Directions: Find and return each line containing "with".

Data supplied:
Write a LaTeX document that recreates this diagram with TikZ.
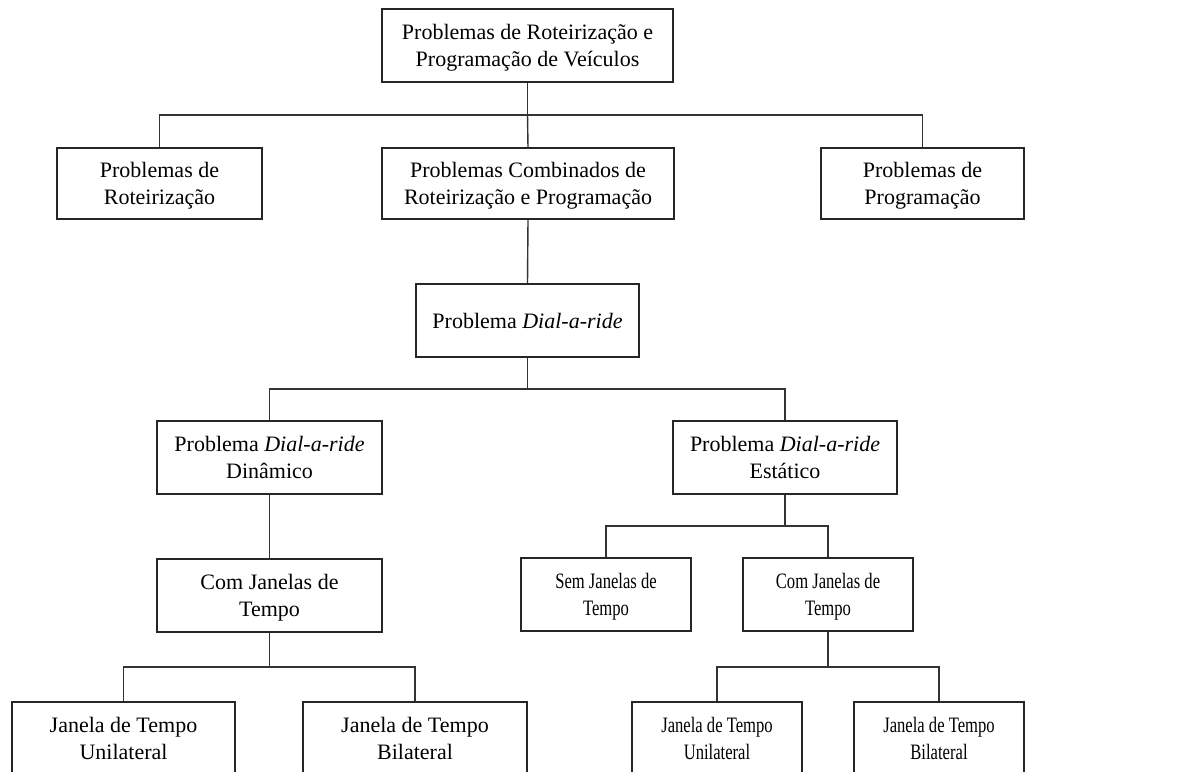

==

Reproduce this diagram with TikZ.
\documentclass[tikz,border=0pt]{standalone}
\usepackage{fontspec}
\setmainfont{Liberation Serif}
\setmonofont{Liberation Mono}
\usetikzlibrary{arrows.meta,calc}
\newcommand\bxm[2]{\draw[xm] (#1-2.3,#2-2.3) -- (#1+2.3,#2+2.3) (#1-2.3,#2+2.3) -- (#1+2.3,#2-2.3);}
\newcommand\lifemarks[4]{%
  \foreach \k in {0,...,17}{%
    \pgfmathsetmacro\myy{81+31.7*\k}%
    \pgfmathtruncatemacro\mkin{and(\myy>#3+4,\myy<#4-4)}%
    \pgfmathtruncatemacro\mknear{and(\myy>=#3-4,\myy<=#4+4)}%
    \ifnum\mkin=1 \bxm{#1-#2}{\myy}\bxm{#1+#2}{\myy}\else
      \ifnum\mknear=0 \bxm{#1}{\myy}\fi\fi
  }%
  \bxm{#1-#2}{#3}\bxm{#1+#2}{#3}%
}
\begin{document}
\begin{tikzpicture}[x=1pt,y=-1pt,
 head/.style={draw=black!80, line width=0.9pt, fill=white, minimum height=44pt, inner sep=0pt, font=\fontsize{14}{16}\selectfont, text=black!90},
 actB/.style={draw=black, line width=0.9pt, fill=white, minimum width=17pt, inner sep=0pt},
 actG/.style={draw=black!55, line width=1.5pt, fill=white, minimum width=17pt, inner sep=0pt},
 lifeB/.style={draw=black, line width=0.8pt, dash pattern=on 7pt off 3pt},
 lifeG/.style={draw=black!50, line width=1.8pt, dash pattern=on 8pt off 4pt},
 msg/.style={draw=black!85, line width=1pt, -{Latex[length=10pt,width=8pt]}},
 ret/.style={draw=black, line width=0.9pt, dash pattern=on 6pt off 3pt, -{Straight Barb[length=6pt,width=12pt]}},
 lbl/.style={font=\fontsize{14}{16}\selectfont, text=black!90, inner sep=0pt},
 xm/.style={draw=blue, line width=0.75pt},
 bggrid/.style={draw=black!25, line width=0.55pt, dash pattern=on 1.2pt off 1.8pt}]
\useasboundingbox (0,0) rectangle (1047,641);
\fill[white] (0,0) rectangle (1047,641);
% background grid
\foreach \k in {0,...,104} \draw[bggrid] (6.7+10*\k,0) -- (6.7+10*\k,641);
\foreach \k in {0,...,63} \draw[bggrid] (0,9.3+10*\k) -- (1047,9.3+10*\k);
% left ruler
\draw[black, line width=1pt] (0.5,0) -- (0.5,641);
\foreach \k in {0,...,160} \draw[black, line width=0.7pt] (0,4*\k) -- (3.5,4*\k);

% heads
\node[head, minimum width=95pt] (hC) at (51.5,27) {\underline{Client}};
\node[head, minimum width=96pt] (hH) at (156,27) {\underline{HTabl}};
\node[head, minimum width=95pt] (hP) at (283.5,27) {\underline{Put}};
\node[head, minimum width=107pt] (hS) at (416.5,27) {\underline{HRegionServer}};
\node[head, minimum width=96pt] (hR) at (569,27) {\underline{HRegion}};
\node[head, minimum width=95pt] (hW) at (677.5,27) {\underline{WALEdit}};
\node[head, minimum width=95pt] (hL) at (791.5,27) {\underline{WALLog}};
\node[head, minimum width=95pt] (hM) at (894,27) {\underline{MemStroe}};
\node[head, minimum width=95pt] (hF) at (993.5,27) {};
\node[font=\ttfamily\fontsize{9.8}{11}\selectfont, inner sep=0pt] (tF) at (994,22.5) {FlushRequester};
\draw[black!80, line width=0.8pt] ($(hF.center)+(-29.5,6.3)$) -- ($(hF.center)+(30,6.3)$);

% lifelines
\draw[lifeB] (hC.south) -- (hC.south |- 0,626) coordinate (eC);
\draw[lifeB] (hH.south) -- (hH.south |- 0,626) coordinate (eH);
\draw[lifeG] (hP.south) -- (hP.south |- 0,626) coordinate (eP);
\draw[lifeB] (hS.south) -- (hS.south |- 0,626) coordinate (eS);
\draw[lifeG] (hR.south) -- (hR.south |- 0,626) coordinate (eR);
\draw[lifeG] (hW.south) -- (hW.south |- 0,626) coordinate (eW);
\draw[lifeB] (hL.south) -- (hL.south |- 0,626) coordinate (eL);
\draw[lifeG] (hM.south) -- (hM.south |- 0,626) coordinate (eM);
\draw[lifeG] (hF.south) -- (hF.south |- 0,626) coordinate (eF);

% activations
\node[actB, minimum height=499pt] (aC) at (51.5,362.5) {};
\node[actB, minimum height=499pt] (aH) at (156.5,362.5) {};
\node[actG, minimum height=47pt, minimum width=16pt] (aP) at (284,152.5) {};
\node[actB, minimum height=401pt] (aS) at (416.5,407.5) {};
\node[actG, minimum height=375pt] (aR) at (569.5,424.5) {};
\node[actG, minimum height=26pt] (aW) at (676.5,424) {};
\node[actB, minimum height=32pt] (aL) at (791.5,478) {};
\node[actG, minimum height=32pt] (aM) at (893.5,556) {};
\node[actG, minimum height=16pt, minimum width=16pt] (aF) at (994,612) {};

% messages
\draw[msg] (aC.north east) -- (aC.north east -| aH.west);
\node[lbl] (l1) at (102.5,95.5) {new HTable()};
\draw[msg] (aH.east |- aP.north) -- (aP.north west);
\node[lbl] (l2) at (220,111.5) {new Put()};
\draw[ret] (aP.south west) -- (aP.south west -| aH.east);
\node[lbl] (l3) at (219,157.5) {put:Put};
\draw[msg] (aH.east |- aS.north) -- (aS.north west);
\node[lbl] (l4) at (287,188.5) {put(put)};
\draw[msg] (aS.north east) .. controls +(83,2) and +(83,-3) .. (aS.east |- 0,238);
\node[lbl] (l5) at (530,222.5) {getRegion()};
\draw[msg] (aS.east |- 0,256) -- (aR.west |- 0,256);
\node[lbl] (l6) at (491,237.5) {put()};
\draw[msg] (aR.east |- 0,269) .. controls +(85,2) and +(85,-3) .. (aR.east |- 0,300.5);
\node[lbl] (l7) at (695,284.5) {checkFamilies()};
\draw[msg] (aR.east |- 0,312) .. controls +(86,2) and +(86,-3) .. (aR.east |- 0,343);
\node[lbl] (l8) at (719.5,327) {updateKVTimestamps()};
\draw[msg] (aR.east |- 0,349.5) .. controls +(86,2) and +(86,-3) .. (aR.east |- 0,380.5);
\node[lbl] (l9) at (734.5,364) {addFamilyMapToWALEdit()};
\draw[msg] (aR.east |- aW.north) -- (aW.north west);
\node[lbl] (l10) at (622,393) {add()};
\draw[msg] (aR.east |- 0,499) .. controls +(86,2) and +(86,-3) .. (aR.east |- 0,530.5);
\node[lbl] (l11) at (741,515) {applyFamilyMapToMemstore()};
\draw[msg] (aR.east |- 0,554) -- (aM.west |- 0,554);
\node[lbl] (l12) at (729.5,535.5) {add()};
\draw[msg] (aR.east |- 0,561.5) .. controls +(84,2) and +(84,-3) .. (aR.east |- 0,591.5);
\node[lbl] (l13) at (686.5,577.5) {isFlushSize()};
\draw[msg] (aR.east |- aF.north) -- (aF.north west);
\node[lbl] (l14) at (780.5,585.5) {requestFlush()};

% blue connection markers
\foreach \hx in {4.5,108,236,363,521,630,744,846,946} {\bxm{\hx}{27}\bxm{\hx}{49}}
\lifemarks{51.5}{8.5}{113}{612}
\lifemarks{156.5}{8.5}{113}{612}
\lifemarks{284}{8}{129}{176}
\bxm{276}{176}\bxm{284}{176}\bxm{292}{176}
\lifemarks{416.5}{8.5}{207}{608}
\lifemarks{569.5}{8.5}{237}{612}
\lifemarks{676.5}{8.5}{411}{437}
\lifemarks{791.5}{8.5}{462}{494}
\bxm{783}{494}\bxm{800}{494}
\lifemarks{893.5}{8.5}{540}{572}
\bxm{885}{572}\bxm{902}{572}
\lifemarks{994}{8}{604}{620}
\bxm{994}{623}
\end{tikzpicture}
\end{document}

* * *

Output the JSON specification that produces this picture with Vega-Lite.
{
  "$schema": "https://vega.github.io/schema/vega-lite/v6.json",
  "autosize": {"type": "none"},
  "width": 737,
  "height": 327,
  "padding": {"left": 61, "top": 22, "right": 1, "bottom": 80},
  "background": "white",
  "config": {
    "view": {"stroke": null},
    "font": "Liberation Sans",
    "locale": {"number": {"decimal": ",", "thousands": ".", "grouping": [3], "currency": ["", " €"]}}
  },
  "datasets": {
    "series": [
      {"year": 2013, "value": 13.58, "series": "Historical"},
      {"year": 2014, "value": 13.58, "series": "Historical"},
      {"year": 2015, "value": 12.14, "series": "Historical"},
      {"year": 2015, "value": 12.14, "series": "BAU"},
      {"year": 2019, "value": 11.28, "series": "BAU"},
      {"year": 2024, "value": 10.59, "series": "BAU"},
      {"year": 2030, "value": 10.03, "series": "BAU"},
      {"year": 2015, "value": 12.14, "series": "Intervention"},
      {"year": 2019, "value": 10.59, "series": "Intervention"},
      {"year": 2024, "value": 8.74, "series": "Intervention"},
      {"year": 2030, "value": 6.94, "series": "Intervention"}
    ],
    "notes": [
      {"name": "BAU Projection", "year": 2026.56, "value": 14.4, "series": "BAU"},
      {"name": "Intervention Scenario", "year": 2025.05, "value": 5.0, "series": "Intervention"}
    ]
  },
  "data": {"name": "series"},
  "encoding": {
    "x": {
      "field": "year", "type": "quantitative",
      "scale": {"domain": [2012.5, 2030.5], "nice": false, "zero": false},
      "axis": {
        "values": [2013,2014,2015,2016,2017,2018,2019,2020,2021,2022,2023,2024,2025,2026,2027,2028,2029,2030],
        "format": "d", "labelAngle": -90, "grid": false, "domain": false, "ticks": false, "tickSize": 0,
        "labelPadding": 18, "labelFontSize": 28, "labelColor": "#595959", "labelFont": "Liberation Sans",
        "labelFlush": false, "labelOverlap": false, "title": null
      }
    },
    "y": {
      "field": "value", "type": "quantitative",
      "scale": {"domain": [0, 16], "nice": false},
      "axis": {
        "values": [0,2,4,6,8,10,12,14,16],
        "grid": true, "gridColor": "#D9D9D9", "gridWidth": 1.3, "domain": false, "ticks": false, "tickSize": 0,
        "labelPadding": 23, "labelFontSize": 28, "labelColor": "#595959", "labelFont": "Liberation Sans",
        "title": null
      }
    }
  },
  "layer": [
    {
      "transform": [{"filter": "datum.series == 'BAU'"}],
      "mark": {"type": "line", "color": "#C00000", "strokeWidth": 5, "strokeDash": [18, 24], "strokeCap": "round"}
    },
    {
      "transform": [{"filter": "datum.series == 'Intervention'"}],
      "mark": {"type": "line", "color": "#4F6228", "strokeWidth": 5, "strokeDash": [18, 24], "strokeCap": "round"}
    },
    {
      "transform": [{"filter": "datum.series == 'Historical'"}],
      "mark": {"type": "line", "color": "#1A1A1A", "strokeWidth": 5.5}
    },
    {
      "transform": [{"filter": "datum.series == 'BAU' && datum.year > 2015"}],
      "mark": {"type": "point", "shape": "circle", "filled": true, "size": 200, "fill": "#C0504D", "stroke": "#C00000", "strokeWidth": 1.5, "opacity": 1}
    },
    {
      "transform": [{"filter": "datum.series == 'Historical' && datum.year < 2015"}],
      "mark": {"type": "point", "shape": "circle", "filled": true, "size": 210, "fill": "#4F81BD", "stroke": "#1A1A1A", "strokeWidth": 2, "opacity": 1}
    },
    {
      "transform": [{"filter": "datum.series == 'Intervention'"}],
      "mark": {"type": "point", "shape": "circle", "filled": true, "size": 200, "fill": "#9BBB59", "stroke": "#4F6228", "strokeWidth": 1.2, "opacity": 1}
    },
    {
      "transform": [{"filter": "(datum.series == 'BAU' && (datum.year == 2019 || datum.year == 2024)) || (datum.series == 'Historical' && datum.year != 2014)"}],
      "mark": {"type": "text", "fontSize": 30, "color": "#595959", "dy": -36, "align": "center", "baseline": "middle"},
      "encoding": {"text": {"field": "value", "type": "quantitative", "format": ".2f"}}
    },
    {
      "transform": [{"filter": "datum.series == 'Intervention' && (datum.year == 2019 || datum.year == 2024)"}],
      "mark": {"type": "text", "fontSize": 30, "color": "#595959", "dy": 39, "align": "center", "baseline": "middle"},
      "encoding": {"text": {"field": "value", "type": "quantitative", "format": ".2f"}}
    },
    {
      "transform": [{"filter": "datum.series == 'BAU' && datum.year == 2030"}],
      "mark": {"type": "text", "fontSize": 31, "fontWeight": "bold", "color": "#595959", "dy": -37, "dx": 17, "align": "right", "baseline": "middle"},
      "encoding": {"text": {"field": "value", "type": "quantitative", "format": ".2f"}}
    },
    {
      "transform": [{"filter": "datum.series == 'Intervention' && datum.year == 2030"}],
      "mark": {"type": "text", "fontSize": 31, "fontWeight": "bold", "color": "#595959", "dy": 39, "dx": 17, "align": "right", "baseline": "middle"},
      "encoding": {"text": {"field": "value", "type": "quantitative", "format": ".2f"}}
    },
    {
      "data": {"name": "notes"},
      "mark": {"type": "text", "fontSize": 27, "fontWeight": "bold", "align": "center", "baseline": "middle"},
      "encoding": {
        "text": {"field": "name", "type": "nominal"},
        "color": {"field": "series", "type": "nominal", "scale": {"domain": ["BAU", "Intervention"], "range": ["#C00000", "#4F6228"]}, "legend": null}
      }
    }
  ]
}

Answer for the task:
Write a LaTeX document that recreates this diagram with TikZ.
Reproduce this diagram with TikZ.
Output the JSON specification that produces this picture with Vega-Lite.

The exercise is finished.